▶ SET EXERCISE:
Return exactly, and only, the lines from the one holding "Generate a LaTeX" through the one holding "(0,0) rectangle (754,653);", both included; the pictures stay out.

▶ GIVEN RECORDS:
⁂

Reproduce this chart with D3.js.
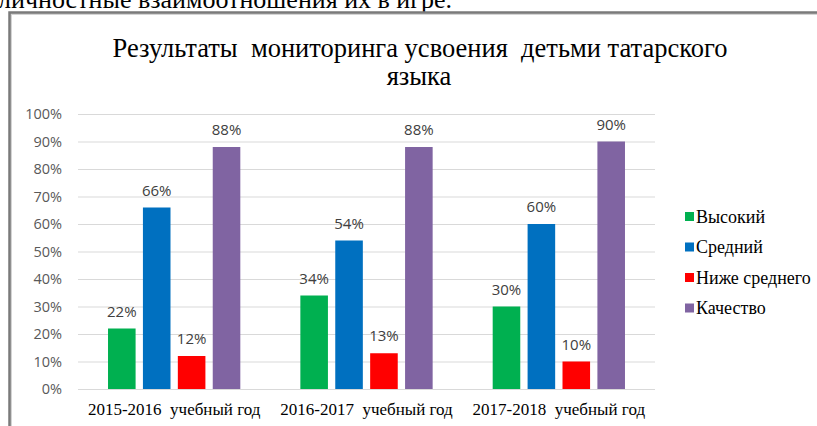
<!DOCTYPE html>
<html lang="ru">

<head>
    <meta charset="UTF-8">
    <title>Результаты мониторинга</title>
    <script src="https://d3js.org/d3.v7.min.js"></script>
    <style>
        body {
            margin: 0;
            background: #fff;
        }

        svg {
            display: block;
        }

        text {
            white-space: pre;
        }
    </style>
</head>

<body>
    <svg id="chart"></svg>

    <script>
        // data
        const categories = ["2015-2016  учебный год", "2016-2017  учебный год", "2017-2018  учебный год"];
        const seriesNames = ["Высокий", "Средний", "Ниже среднего", "Качество"];
        const vysokiy = [22, 34, 30];
        const sredniy = [66, 54, 60];
        const nizheSrednego = [12, 13, 10];
        const kachestvo = [88, 88, 90];
        const yTicks = [0, 10, 20, 30, 40, 50, 60, 70, 80, 90, 100];

        const colors = ["#00B050", "#0070C0", "#FF0000", "#8064A2"];
        const values = [vysokiy, sredniy, nizheSrednego, kachestvo];

        const serif = "Liberation Serif";
        const sans = "Open Sans";

        const W = 817, H = 426;
        const margin = { top: 114, right: 162, bottom: 37, left: 78 },
            width = W - margin.left - margin.right,
            height = H - margin.top - margin.bottom;

        const root = d3.select("#chart")
            .attr("width", W)
            .attr("height", H);

        root.append("rect")
            .attr("width", W)
            .attr("height", H)
            .attr("fill", "#fff");

        // tail of the document line above the chart
        root.append("text")
            .attr("x", 452)
            .attr("y", 8)
            .attr("text-anchor", "end")
            .attr("font-family", serif)
            .attr("font-size", 26)
            .attr("fill", "#000")
            .text("личностные взаимоотношения их в игре.");

        // chart frame (only top and left edges visible)
        root.append("path")
            .attr("d", `M11,${H} V14 H${W}`)
            .attr("fill", "none")
            .attr("stroke", "#d4d4d4")
            .attr("stroke-width", 2);
        root.append("path")
            .attr("d", `M9.5,${H} V12.5 H${W}`)
            .attr("fill", "none")
            .attr("stroke", "#7a7a7a")
            .attr("stroke-width", 2.5);

        // title
        const title = root.append("text")
            .attr("text-anchor", "middle")
            .attr("font-family", serif)
            .attr("font-size", 26.5)
            .attr("fill", "#000");
        title.append("tspan")
            .attr("x", 420)
            .attr("y", 57)
            .text("Результаты  мониторинга усвоения  детьми татарского");
        title.append("tspan")
            .attr("x", 419)
            .attr("y", 85)
            .text("языка");

        const svg = root.append("g")
            .attr("transform", `translate(${margin.left},${margin.top})`);

        const x0 = d3.scaleBand()
            .domain(categories)
            .range([0, width])
            .padding(0);

        const x1 = d3.scaleBand()
            .domain(seriesNames)
            .range([0, x0.bandwidth()])
            .paddingInner(0.21)
            .paddingOuter(0.86);

        const y = d3.scaleLinear()
            .domain([0, 100])
            .range([height, 0]);

        // gridlines
        svg.append("g")
            .selectAll("line")
            .data(yTicks)
            .join("line")
            .attr("x1", 0)
            .attr("x2", width)
            .attr("y1", d => y(d) + 0.5)
            .attr("y2", d => y(d) + 0.5)
            .attr("stroke", "#d9d9d9")
            .attr("stroke-width", 1);

        // y axis labels
        const yAxis = svg.append("g")
            .call(d3.axisLeft(y).tickValues(yTicks).tickFormat(d => d + "%").tickSize(0).tickPadding(16));
        yAxis.select(".domain").remove();
        yAxis.selectAll("text")
            .attr("font-family", sans)
            .attr("font-size", 14.5)
            .attr("fill", "#595959");

        // x axis labels
        const xAxis = svg.append("g")
            .attr("transform", `translate(0,${height})`)
            .call(d3.axisBottom(x0).tickSize(0).tickPadding(14));
        xAxis.select(".domain").remove();
        xAxis.selectAll("text")
            .attr("font-family", serif)
            .attr("font-size", 17)
            .attr("fill", "#000");

        // bars
        const groups = svg.append("g")
            .selectAll("g")
            .data(seriesNames)
            .join("g")
            .attr("fill", (d, i) => colors[i]);

        groups.selectAll("rect")
            .data((s, i) => categories.map((c, j) => ({ s: s, c: c, v: values[i][j] })))
            .join("rect")
            .attr("x", d => x0(d.c) + x1(d.s))
            .attr("y", d => y(d.v))
            .attr("width", x1.bandwidth())
            .attr("height", d => height - y(d.v));

        groups.selectAll("text")
            .data((s, i) => categories.map((c, j) => ({ s: s, c: c, v: values[i][j] })))
            .join("text")
            .attr("x", d => x0(d.c) + x1(d.s) + x1.bandwidth() / 2)
            .attr("y", d => y(d.v) - 12)
            .attr("text-anchor", "middle")
            .attr("font-family", sans)
            .attr("font-size", 15)
            .attr("fill", "#404040")
            .text(d => d.v + "%");

        // legend
        const legend = root.append("g")
            .attr("transform", "translate(685,217)");
        const item = legend.selectAll("g")
            .data(seriesNames)
            .join("g")
            .attr("transform", (d, i) => `translate(0,${i * 30.5})`);
        item.append("rect")
            .attr("x", 0)
            .attr("y", -5)
            .attr("width", 9)
            .attr("height", 9)
            .attr("fill", (d, i) => colors[i]);
        item.append("text")
            .attr("x", 11)
            .attr("y", 5.5)
            .attr("font-family", serif)
            .attr("font-size", 18)
            .attr("fill", "#000")
            .text(d => d);
    </script>
</body>

</html>
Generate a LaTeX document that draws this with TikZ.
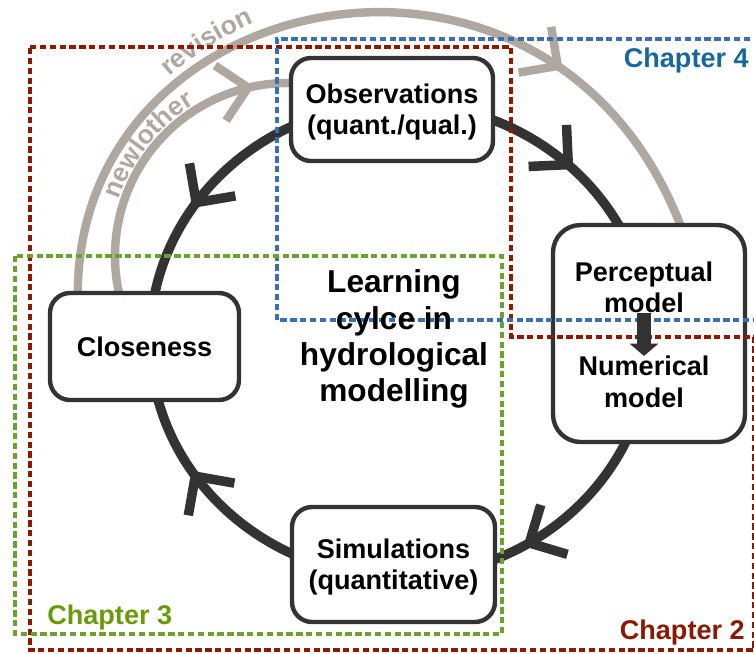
\documentclass[tikz,border=0pt]{standalone}
\usepackage{fontspec}
\setmainfont{Liberation Sans}
\usetikzlibrary{positioning,calc,arrows.meta,decorations.markings,decorations.text,backgrounds}

\definecolor{ringdark}{RGB}{51,51,51}
\definecolor{arcgray}{RGB}{174,168,161}
\definecolor{chtwodash}{RGB}{139,26,0}
\definecolor{chtwotext}{RGB}{136,26,4}
\definecolor{chthreedash}{RGB}{108,160,48}
\definecolor{chthreetext}{RGB}{104,154,10}
\definecolor{chfourdash}{RGB}{59,110,178}
\definecolor{chfourtext}{RGB}{26,104,154}

\tikzset{
  stage/.style={draw=ringdark, line width=2.5pt, rounded corners=0.4cm,
    fill=white, inner sep=0pt, align=center, text depth=0pt,
    font=\fontsize{15.4}{17.8}\selectfont\bfseries},
  modeltext/.style={inner sep=0pt, align=center,
    font=\fontsize{15.4}{17.8}\selectfont\bfseries},
  cyclering/.style={draw=ringdark, line width=5.4pt},
  grayarc/.style={draw=arcgray, line width=4.8pt},
  arclabel/.style={decorate, decoration={text along path, text align=center,
    text color=arcgray, text={|\fontsize{15}{17}\selectfont\bfseries|#1}}},
  chapdash/.style={line width=1.9pt, dash pattern=on 3.6pt off 2pt},
  chaplabel/.style={inner sep=0pt, font=\fontsize{15.4}{17.8}\selectfont\bfseries}
}

\begin{document}
\begin{tikzpicture}[x=0.02cm, y=-0.02cm]
  \useasboundingbox (0,0) rectangle (754,653);

  % stages of the cycle
  \node[stage, minimum width=4.04cm, minimum height=2.06cm] (obs) at (392,109.5)
    {Observations\\(quant./qual.)};
  \node[stage, minimum width=3.84cm, minimum height=4.34cm,
    rounded corners=0.55cm] (percbox) at (649,333.5) {};
  \node[stage, minimum width=4.06cm, minimum height=2.3cm] (sim) at (393.5,564.5)
    {Simulations\\(quantitative)};
  \node[stage, minimum width=3.78cm, minimum height=2.14cm] (clos) at (144.5,346.5)
    {Closeness};

  % ring and revision arcs behind the boxes
  \begin{scope}[on background layer]
    \coordinate (ringc) at (400,340);
    \coordinate (ringstart) at ($(ringc)+(250,0)$);
    \draw[cyclering, postaction={decorate}, decoration={markings,
      mark=at position 0.166 with {\arrow{Straight Barb[length=16pt,width=32pt,sharp]}},
      mark=at position 0.409 with {\arrow{Straight Barb[length=16pt,width=32pt,sharp]}},
      mark=at position 0.592 with {\arrowreversed{Straight Barb[length=16pt,width=32pt,sharp]}},
      mark=at position 0.874 with {\arrow{Straight Barb[length=16pt,width=32pt,sharp]}}}]
      (ringstart) arc[start angle=0, end angle=360, x radius=250, y radius=237];

    % new/other data: closeness back to observations
    \coordinate (newc) at (288,256);
    \coordinate (newstart) at ($(newc)+(166:173)$);
    \draw[grayarc, postaction={decorate}, decoration={markings,
      mark=at position 0.85 with {\arrow{Straight Barb[length=16pt,width=32pt,sharp]}}}]
      (newstart) arc[start angle=166, end angle=275, radius=173];

    % revision: closeness back to the perceptual model
    \draw[grayarc, postaction={decorate}, decoration={markings,
      mark=at position 0.76 with {\arrow{Straight Barb[length=16pt,width=32pt,sharp]}}}]
      ($(clos.north west)+(30,8)$) .. controls +(-5,-320) and +(-126,-350)
      .. ($(percbox.north)+(35,12)$);
  \end{scope}

  % arc labels
  \coordinate (revc) at (390,330);
  \path[arclabel=revision] ($(revc)+(215:336)$) arc[start angle=215, end angle=260, radius=336];
  \path[arclabel=newlother] ($(newc)+(190:178)$) arc[start angle=190, end angle=247, radius=178];

  % chapters
  \draw[chapdash, draw=chtwodash] (30,47) -- (511,47) -- (511,337) -- (754,337)
    -- (754,650) -- (30,650) -- cycle;
  \draw[chapdash, draw=chfourdash] (760,39) -- (277,39) -- (277,320) -- (760,320);
  \draw[chapdash, draw=chthreedash] (15,256) rectangle (502,634);

  % perceptual to numerical model
  \node[modeltext] (perc) at (644,287) {Perceptual\\model};
  \node[modeltext, below=24.5pt of perc] (num) {Numerical\\model};
  \draw[ringdark, line width=8.5pt, -{Triangle[length=7pt,width=16pt]}]
    (perc.south) -- (num.north);

  \node[align=center, inner sep=0pt,
    font=\fontsize{18}{20.6}\selectfont\bfseries] (title) at (394,339)
    {Learning\\cylce in\\hydrological\\modelling};

  \node[chaplabel, text=chfourtext, anchor=east] (chfour) at (749,60) {Chapter 4};
  \node[chaplabel, text=chthreetext, anchor=west] (chthree) at (47,617) {Chapter 3};
  \node[chaplabel, text=chtwotext, anchor=east] (chtwo) at (745,632) {Chapter 2};
\end{tikzpicture}
\end{document}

⁂

▶ FULL SOLUTION:
Generate a LaTeX document that draws this with TikZ.
\documentclass[tikz,border=0pt]{standalone}
\usepackage{fontspec}
\setmainfont{Liberation Sans}
\usetikzlibrary{positioning,calc,arrows.meta,decorations.markings,decorations.text,backgrounds}

\definecolor{ringdark}{RGB}{51,51,51}
\definecolor{arcgray}{RGB}{174,168,161}
\definecolor{chtwodash}{RGB}{139,26,0}
\definecolor{chtwotext}{RGB}{136,26,4}
\definecolor{chthreedash}{RGB}{108,160,48}
\definecolor{chthreetext}{RGB}{104,154,10}
\definecolor{chfourdash}{RGB}{59,110,178}
\definecolor{chfourtext}{RGB}{26,104,154}

\tikzset{
  stage/.style={draw=ringdark, line width=2.5pt, rounded corners=0.4cm,
    fill=white, inner sep=0pt, align=center, text depth=0pt,
    font=\fontsize{15.4}{17.8}\selectfont\bfseries},
  modeltext/.style={inner sep=0pt, align=center,
    font=\fontsize{15.4}{17.8}\selectfont\bfseries},
  cyclering/.style={draw=ringdark, line width=5.4pt},
  grayarc/.style={draw=arcgray, line width=4.8pt},
  arclabel/.style={decorate, decoration={text along path, text align=center,
    text color=arcgray, text={|\fontsize{15}{17}\selectfont\bfseries|#1}}},
  chapdash/.style={line width=1.9pt, dash pattern=on 3.6pt off 2pt},
  chaplabel/.style={inner sep=0pt, font=\fontsize{15.4}{17.8}\selectfont\bfseries}
}

\begin{document}
\begin{tikzpicture}[x=0.02cm, y=-0.02cm]
  \useasboundingbox (0,0) rectangle (754,653);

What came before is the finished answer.